** Start **

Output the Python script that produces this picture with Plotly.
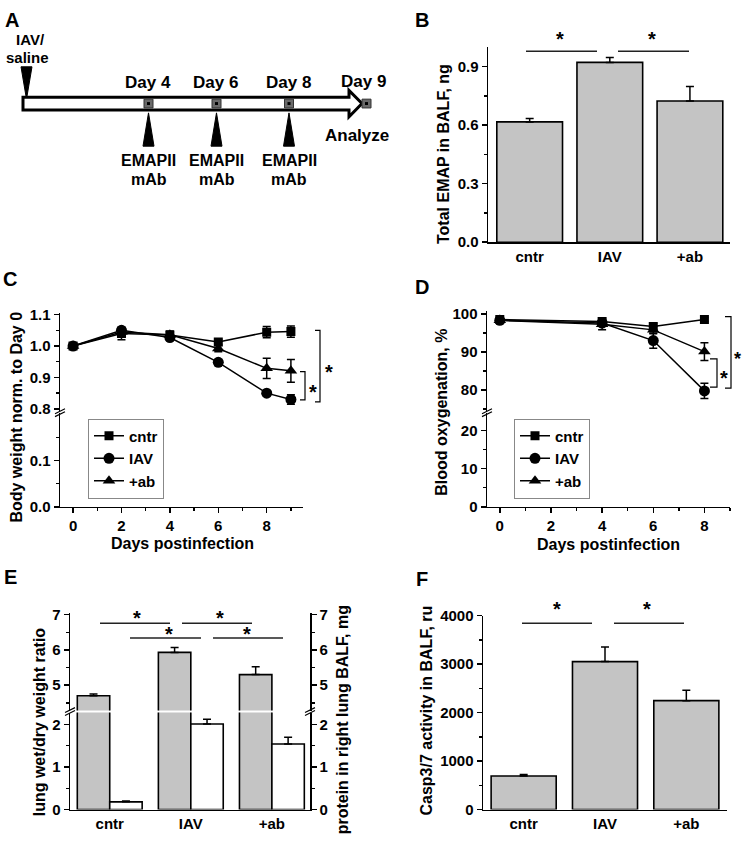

** End **
** Start **

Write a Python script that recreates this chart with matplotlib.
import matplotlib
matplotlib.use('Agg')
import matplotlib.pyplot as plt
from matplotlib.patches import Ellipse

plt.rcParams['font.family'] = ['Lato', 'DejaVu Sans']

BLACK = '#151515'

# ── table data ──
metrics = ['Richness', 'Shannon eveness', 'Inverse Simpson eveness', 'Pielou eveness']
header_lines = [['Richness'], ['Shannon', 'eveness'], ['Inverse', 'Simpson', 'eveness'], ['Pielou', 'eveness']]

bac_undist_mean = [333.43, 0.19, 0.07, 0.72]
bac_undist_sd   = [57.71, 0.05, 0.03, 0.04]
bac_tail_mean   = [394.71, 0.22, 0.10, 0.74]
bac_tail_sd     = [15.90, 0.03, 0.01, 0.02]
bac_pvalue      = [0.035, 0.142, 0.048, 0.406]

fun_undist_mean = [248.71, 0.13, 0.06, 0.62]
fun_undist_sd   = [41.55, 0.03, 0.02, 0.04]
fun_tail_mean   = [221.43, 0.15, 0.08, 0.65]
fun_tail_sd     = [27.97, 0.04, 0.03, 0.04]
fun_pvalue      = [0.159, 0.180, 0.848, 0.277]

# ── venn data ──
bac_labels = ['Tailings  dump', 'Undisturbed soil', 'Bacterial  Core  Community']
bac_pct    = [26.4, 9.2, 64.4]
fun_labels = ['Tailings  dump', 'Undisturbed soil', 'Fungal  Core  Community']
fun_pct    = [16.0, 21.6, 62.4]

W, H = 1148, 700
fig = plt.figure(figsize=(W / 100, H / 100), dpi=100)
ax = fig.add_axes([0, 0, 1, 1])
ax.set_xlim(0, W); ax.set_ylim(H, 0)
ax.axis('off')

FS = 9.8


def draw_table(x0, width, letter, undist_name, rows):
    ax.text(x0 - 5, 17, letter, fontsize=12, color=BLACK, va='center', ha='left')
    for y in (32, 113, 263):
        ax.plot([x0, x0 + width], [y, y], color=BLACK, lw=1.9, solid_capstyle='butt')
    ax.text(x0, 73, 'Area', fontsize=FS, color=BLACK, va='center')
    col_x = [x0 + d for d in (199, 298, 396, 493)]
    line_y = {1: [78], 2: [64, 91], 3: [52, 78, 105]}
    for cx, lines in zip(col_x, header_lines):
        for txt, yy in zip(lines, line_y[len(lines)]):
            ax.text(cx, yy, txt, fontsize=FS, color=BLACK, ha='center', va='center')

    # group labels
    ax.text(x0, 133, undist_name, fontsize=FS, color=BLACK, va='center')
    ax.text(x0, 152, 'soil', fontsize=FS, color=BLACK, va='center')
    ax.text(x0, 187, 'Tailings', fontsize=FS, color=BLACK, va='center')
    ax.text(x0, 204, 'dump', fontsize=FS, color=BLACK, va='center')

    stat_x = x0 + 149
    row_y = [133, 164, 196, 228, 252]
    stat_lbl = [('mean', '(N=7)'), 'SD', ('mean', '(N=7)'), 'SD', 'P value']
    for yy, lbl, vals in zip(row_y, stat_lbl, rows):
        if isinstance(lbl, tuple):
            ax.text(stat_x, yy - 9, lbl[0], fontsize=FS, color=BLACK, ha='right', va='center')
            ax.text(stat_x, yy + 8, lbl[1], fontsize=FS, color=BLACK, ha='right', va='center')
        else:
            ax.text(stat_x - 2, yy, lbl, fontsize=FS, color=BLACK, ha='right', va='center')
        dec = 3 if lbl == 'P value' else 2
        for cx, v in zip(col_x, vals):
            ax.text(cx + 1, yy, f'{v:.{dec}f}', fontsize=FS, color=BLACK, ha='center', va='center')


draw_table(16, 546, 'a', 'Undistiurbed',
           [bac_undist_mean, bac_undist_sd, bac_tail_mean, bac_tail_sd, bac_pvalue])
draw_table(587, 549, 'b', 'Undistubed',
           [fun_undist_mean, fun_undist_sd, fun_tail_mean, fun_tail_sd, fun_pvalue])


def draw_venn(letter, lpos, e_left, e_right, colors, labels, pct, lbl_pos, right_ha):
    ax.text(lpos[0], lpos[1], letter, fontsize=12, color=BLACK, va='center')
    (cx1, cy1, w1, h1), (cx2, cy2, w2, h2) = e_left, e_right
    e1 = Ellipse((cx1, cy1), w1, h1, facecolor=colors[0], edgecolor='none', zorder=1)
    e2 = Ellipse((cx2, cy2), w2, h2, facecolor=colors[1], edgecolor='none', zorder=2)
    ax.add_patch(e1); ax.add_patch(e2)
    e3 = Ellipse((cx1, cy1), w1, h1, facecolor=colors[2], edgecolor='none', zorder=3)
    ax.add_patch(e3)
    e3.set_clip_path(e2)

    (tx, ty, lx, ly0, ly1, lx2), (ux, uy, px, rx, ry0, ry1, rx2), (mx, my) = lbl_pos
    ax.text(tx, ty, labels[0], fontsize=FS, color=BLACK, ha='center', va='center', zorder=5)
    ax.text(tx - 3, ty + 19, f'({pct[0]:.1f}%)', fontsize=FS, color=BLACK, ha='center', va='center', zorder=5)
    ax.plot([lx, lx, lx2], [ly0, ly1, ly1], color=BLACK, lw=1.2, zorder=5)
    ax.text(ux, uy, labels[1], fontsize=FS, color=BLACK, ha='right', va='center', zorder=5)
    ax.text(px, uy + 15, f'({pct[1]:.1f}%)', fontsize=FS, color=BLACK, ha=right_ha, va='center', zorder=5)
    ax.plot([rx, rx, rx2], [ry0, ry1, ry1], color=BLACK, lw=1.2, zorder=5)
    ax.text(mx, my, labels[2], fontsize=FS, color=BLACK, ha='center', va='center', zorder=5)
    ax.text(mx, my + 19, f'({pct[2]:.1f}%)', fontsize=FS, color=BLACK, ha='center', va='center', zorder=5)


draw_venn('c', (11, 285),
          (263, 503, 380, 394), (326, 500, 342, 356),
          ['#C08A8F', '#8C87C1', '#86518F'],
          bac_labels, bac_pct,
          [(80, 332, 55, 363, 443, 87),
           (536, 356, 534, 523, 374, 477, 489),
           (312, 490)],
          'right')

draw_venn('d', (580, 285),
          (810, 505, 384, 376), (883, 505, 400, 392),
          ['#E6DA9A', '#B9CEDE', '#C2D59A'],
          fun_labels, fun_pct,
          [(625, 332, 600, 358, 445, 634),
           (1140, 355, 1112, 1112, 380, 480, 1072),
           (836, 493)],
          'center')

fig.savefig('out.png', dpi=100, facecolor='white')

** End **
** Start **

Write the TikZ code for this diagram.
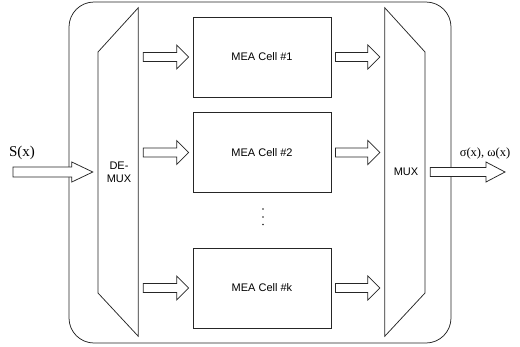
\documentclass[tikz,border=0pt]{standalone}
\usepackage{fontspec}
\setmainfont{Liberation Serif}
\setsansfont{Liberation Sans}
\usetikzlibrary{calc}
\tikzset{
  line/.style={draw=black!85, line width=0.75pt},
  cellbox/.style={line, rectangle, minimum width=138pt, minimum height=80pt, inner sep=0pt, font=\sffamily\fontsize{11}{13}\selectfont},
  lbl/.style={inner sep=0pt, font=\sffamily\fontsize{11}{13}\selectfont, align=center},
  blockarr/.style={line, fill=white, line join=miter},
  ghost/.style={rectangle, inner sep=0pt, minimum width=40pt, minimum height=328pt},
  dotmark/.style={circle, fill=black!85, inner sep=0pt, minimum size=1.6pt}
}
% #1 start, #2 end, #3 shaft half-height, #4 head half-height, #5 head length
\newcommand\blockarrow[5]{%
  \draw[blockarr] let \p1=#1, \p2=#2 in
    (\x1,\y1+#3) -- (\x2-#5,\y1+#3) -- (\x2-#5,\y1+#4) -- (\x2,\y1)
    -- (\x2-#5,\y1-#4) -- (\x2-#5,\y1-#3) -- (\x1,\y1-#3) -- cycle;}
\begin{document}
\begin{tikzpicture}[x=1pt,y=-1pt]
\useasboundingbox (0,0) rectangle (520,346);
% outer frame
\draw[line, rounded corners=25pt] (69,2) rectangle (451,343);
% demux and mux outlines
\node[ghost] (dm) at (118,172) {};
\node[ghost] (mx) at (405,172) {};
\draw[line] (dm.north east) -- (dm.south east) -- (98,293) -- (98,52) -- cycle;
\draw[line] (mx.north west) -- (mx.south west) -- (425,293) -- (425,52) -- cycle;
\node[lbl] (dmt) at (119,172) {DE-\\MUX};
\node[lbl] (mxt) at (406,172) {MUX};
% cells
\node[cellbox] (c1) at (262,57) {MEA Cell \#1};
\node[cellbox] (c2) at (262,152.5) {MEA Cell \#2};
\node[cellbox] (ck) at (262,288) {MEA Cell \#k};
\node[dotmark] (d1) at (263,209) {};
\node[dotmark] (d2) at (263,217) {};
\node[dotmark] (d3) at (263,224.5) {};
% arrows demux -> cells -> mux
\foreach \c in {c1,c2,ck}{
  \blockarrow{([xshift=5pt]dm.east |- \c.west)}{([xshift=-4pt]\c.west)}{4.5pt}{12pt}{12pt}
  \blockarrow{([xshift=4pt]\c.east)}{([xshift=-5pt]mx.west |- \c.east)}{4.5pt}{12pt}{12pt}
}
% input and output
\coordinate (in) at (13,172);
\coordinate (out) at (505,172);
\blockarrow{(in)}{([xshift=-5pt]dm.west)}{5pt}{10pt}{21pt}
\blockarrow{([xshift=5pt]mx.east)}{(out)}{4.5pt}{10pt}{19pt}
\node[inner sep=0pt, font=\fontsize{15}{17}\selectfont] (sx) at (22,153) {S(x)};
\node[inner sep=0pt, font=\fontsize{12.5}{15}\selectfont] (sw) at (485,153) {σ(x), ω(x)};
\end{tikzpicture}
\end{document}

** End **

DESCRIPTION OF THE TASK — Identify and copy lines that hold the string "this".

THE OUTPUT —
Output the Python script that produces this picture with Plotly.
Write a Python script that recreates this chart with matplotlib.
Write the TikZ code for this diagram.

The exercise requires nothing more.